[Plotting code records]
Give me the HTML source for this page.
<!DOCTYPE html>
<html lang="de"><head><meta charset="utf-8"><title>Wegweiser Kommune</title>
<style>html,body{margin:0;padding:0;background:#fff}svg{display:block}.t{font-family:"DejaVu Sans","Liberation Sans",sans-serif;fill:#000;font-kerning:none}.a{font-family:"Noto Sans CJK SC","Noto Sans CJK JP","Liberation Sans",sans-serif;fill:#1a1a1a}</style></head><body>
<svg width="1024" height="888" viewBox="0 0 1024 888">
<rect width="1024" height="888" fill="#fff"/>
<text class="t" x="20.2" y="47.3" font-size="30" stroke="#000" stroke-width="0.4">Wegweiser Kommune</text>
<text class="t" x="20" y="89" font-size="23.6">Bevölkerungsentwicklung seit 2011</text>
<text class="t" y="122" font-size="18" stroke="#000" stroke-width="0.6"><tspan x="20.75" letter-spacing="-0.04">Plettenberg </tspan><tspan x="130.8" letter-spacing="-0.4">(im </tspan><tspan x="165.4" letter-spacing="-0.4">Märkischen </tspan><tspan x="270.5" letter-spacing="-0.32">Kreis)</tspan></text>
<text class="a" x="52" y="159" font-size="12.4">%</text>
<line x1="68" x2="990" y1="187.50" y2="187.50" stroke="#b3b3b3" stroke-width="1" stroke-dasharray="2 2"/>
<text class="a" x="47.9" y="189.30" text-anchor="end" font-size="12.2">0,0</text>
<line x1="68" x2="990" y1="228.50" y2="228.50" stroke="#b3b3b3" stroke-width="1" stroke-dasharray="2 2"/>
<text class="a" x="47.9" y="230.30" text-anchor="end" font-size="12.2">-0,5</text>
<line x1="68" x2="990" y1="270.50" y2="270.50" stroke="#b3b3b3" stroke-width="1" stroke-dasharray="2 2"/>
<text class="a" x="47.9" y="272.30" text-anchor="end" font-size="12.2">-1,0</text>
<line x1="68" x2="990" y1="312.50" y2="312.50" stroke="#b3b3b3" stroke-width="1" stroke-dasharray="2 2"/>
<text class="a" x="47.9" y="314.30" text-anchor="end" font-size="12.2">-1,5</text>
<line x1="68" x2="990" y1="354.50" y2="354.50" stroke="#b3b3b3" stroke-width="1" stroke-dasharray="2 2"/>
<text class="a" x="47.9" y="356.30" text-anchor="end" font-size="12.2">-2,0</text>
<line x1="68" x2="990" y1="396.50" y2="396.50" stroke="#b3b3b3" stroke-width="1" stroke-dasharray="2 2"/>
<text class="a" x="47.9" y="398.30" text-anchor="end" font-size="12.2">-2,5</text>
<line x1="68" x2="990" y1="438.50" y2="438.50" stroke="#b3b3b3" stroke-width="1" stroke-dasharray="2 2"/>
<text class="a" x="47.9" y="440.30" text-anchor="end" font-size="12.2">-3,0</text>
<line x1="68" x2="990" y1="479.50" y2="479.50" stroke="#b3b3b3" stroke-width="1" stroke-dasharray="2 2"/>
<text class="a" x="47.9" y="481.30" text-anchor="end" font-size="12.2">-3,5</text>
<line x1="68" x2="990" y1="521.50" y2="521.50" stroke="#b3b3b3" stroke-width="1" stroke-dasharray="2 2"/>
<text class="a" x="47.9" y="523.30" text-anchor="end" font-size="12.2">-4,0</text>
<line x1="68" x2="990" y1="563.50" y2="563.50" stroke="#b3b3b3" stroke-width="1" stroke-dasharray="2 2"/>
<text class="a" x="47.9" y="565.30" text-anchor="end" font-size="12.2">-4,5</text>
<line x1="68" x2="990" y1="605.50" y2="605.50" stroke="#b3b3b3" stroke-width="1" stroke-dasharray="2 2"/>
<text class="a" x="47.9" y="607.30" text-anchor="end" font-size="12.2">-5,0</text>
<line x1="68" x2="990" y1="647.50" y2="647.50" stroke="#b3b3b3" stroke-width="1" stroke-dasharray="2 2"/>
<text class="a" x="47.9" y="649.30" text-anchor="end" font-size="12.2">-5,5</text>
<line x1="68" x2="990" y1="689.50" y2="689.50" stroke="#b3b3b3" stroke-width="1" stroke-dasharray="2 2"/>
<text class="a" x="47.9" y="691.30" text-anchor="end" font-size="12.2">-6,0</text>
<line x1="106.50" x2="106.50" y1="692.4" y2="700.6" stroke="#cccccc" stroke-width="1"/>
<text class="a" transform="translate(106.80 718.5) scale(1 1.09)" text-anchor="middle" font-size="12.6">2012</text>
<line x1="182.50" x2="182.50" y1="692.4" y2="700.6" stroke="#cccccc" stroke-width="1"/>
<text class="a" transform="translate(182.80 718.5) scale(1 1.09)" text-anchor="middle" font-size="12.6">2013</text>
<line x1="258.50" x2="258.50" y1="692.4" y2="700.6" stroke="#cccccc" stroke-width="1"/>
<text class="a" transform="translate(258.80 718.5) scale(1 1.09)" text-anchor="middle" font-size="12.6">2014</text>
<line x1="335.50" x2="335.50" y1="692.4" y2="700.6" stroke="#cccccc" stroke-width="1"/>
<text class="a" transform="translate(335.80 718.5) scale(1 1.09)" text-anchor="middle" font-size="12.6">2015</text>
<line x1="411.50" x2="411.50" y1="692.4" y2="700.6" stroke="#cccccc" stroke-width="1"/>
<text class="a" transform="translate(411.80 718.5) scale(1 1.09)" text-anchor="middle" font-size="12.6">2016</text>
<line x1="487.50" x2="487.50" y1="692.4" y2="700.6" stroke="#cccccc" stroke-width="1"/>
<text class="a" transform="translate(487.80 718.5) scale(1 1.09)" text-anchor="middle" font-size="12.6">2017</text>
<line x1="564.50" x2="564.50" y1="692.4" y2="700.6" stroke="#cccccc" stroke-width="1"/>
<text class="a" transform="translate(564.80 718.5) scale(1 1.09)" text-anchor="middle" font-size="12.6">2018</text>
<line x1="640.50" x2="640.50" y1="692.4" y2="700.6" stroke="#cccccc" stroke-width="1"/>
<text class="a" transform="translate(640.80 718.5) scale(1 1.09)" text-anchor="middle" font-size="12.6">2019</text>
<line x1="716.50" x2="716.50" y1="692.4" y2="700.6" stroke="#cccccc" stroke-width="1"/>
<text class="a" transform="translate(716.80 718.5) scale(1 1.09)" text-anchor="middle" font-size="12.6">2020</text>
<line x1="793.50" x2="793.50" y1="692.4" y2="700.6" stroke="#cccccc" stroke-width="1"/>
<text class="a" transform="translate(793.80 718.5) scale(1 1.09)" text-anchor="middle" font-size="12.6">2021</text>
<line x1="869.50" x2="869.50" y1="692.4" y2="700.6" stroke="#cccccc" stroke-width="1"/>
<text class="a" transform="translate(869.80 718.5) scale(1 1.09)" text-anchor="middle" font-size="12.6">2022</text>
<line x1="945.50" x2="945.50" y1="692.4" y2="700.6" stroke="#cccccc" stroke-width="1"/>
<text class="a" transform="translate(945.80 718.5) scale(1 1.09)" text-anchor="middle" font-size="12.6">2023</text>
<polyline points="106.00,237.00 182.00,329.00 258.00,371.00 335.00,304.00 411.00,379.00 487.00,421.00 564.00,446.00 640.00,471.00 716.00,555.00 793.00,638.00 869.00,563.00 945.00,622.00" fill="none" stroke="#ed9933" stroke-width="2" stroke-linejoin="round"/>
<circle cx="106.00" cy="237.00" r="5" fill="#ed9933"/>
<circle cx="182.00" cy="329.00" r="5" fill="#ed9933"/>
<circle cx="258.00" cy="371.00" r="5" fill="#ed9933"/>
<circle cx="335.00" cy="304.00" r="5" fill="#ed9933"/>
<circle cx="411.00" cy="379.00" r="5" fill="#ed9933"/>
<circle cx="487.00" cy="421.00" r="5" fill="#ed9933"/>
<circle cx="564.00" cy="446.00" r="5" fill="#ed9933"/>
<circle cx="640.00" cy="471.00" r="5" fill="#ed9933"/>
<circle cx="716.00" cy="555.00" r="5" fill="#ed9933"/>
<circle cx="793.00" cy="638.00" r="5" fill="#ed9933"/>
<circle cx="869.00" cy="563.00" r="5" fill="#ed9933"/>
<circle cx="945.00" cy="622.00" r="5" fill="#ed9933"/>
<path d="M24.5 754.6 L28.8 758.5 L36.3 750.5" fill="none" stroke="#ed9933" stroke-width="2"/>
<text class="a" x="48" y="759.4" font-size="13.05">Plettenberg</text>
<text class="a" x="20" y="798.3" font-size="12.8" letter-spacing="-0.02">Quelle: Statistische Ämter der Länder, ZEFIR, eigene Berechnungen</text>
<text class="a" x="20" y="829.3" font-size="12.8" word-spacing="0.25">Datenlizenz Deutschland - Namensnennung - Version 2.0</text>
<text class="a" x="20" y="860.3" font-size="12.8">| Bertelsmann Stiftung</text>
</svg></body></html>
* * *
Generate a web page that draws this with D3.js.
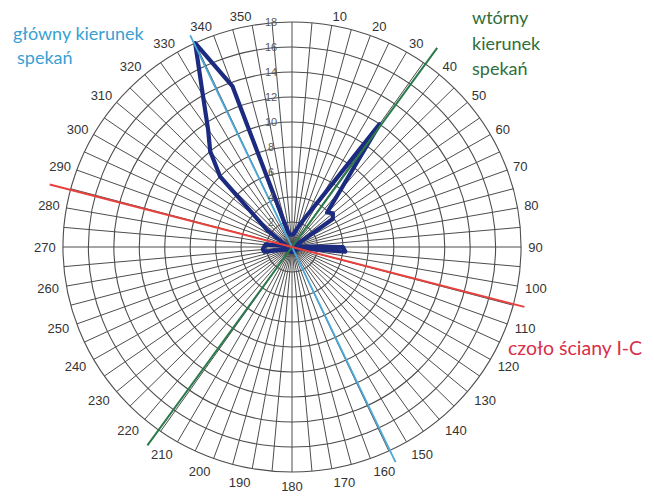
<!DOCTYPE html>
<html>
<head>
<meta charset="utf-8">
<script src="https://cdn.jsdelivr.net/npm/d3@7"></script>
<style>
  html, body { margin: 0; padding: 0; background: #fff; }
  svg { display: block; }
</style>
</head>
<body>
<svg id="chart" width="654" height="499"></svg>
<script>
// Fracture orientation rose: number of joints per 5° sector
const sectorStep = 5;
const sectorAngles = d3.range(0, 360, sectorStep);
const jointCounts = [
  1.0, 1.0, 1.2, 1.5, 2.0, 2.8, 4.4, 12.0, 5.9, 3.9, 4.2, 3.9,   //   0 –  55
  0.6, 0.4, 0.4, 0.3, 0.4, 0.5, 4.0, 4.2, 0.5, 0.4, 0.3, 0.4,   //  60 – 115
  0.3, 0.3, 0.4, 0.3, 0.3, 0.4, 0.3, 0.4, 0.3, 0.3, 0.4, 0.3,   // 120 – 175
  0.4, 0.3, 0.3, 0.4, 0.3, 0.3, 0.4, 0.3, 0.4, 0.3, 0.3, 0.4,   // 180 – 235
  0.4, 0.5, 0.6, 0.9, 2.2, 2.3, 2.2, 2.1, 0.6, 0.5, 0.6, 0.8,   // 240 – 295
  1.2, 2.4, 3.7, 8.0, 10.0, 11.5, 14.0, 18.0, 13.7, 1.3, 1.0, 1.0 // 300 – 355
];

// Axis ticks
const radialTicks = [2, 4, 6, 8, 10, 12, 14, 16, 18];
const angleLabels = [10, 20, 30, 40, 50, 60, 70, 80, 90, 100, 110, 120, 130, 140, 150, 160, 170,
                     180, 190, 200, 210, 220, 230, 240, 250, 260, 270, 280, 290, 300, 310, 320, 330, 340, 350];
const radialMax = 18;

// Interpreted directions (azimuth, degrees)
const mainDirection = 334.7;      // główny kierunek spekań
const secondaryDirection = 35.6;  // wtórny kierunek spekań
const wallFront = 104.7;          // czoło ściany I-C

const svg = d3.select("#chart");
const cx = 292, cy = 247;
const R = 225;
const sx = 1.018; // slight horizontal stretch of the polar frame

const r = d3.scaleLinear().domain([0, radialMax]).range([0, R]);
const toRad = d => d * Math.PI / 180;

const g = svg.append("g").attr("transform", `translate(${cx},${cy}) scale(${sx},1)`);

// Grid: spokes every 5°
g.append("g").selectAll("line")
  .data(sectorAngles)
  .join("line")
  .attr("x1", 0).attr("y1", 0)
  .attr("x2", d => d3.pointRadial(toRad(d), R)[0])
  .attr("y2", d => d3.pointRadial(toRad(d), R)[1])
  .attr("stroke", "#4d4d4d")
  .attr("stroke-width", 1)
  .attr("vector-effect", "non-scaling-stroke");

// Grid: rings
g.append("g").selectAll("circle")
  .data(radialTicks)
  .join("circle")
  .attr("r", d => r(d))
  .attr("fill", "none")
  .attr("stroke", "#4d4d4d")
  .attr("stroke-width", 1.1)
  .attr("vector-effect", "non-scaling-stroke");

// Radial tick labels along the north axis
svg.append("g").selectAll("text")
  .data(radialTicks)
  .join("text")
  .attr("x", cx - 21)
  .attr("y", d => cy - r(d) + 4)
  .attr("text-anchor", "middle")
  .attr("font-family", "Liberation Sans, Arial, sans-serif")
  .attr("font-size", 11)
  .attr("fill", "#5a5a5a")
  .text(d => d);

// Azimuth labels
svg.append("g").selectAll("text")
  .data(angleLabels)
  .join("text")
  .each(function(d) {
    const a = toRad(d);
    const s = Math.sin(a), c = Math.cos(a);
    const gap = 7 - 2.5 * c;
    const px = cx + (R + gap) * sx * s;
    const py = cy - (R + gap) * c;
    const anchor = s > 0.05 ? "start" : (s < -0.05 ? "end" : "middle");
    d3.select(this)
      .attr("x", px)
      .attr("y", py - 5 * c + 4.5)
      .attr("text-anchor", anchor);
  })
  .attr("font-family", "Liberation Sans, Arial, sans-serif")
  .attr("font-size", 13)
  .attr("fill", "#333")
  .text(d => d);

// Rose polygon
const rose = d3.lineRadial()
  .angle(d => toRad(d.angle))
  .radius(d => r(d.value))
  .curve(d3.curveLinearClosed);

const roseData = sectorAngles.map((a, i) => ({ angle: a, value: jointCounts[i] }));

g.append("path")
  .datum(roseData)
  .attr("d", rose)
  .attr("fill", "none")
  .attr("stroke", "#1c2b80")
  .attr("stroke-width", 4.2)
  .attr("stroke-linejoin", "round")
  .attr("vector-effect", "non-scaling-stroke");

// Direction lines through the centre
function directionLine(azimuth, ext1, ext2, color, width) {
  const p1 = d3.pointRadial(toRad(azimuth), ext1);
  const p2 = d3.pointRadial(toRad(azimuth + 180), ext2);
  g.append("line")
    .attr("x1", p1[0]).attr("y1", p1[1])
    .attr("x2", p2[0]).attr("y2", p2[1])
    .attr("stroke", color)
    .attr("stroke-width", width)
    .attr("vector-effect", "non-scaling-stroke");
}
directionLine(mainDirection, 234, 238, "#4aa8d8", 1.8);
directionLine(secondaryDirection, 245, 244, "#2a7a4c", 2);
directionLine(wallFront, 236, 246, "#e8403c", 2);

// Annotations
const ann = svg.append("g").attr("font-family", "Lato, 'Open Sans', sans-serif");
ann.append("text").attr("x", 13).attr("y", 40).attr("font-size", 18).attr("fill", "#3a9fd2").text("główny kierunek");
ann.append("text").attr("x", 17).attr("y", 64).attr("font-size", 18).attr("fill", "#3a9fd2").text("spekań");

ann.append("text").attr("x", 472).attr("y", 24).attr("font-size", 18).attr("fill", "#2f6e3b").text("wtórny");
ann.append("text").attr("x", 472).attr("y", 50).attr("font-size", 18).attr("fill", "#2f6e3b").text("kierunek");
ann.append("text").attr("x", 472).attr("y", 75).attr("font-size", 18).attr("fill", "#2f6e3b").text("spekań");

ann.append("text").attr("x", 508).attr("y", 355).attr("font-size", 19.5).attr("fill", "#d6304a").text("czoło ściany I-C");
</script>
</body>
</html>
---
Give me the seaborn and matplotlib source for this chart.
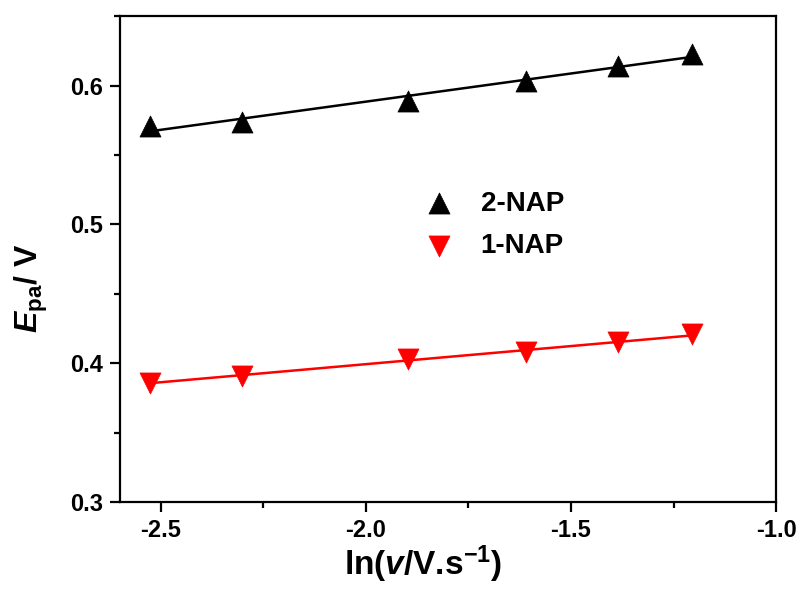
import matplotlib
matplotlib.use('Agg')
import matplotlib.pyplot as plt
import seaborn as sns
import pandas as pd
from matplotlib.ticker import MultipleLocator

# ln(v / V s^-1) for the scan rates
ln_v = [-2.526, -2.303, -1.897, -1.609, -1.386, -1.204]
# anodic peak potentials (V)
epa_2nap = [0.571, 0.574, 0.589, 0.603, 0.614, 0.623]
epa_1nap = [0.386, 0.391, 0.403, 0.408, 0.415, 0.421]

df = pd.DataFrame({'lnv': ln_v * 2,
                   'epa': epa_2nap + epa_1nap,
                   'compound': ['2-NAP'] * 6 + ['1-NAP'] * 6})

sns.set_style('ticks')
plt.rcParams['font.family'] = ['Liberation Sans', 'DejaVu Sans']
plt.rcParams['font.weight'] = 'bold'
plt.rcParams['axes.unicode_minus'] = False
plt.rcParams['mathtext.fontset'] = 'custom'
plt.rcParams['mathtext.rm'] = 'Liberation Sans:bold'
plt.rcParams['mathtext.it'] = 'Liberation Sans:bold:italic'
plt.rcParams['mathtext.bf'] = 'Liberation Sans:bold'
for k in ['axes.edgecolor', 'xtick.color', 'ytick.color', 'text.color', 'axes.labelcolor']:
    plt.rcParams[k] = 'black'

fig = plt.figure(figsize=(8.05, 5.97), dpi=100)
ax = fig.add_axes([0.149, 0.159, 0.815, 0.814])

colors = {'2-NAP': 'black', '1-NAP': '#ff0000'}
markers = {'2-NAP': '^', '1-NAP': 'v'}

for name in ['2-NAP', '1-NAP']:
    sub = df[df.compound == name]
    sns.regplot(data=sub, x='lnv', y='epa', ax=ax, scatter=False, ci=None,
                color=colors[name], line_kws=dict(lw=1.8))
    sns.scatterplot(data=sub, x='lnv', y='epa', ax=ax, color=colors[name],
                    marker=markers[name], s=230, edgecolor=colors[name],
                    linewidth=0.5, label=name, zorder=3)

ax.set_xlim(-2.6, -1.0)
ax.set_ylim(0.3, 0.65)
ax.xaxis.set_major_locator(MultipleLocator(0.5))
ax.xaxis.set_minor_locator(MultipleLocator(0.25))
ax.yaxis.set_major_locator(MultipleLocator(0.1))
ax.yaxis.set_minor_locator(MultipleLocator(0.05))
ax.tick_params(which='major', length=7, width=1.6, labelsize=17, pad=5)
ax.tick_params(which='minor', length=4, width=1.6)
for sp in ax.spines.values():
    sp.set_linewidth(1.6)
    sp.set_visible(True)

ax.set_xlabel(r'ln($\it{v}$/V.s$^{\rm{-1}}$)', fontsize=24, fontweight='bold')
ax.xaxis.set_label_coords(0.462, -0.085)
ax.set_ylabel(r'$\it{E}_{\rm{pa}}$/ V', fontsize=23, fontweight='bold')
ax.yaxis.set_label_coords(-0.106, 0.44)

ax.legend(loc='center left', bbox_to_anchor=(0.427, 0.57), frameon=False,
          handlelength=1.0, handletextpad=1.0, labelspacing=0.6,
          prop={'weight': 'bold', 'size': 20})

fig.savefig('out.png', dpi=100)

> Task brief
Report how many lines of the entries hold the word "chart". Nothing else is needed.

> Exercise response
3